The second delusion is the war itself. The war Americans witnessed -- clean, antiseptic, with only minor delays along the supply lines to counter rear- guard attacks -- is not the war witnessed by much of the rest of the world. From Morocco to Mindinao, and Sydney to Stockholm, the images of American soldiers wrapping the head of Saddam's statue in a flag, or sitting in Saddam's chair in the rubble of a presidential palace, are not the actions of a liberator; they are the actions of an imperial power, boasting to the world of its fearsome might. ...

Far beyond the predictable glory of the moment, George Bush has put the United States in an impossible bind. Virtually every dictatorship in the Arab world has been installed or supported by the United States, including, for the first decade of his rule, Saddam himself. The notion that a hand-picked Iraqi government would behave any differently is at best highly optimistic. ...

Violence begets violence, and war begets war. No imbalance of power is too great to enforce the peace. Witness, for example, Palestine -- rocks against tanks, suicide bombers against the world's fourth largest army, a people brutalized by 35 years of military occupation, yet still refusing to acquiesce. It is a pan-Islamic heroic myth, as potent as America's notion of offering liberation.

12:44:17 AM    
Every government ministry in the city has now been denuded of its files, computers, reference books, furnishings and cars. To all this, the Americans have turned a blind eye, indeed stated specifically that they had no intention of preventing the "liberation" of this property. One can hardly be moralistic about the spoils of Saddam's henchmen but how is the government of America's so-called "New Iraq" supposed to operate now that the state's property has been so comprehensively looted? And what is one to make of the scene on the Hillah road yesterday where I found the owner of a grain silo and factory ordering his armed guards to fire on the looters who were trying to steal his lorries. This desperate and armed attempt to preserve the very basis of Baghdad's bread supply was being observed from just 100 metres away by eight soldiers of the US 3rd Infantry Division, who were sitting on their tanks – doing nothing. The UN offices that were looted downtown are 200 metres from a US Marine checkpoint.

And already America's army of "liberation" is beginning to seem an army of occupation.

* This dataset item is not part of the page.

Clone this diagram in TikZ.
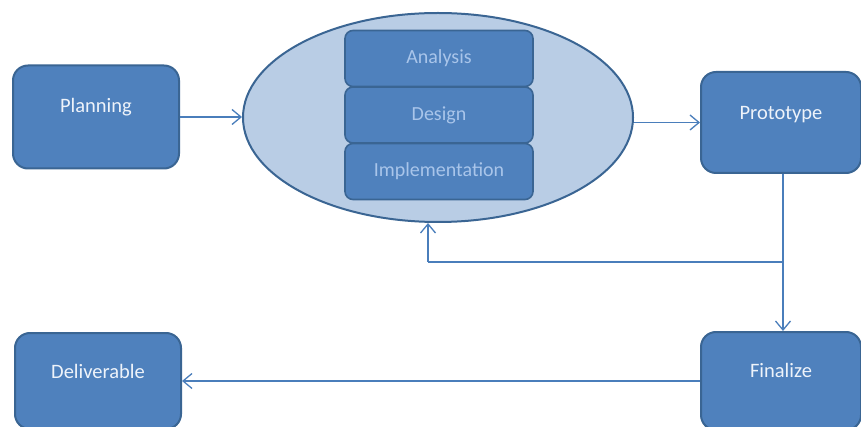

I watched hundreds of Iraqi civilians queuing to cross a motorway bridge at Daura yesterday morning, each man ordered by US soldiers to raise his shirt and lower his trousers – in front of other civilians, including women – to prove they were not suicide bombers.

After a gun battle in the Adamiya area during the morning, an American Marine sniper sitting atop the palace gate wounded three civilians, including a little girl, in a car that failed to halt – then shot and killed a man who had walked on to his balcony to discover the source of the firing. Within minutes, the sniper also shot dead the driver of another car and wounded two more passengers in that vehicle, including a young woman. A crew from Channel 4 Television was present when the killings took place.

Meanwhile, in the suburb of Daura, bodies of Iraqi civilians – many of them killed by US troops in battle earlier in the week – lay rotting in their still-smouldering cars. And yesterday was just Day Two of the "liberation" of Baghdad.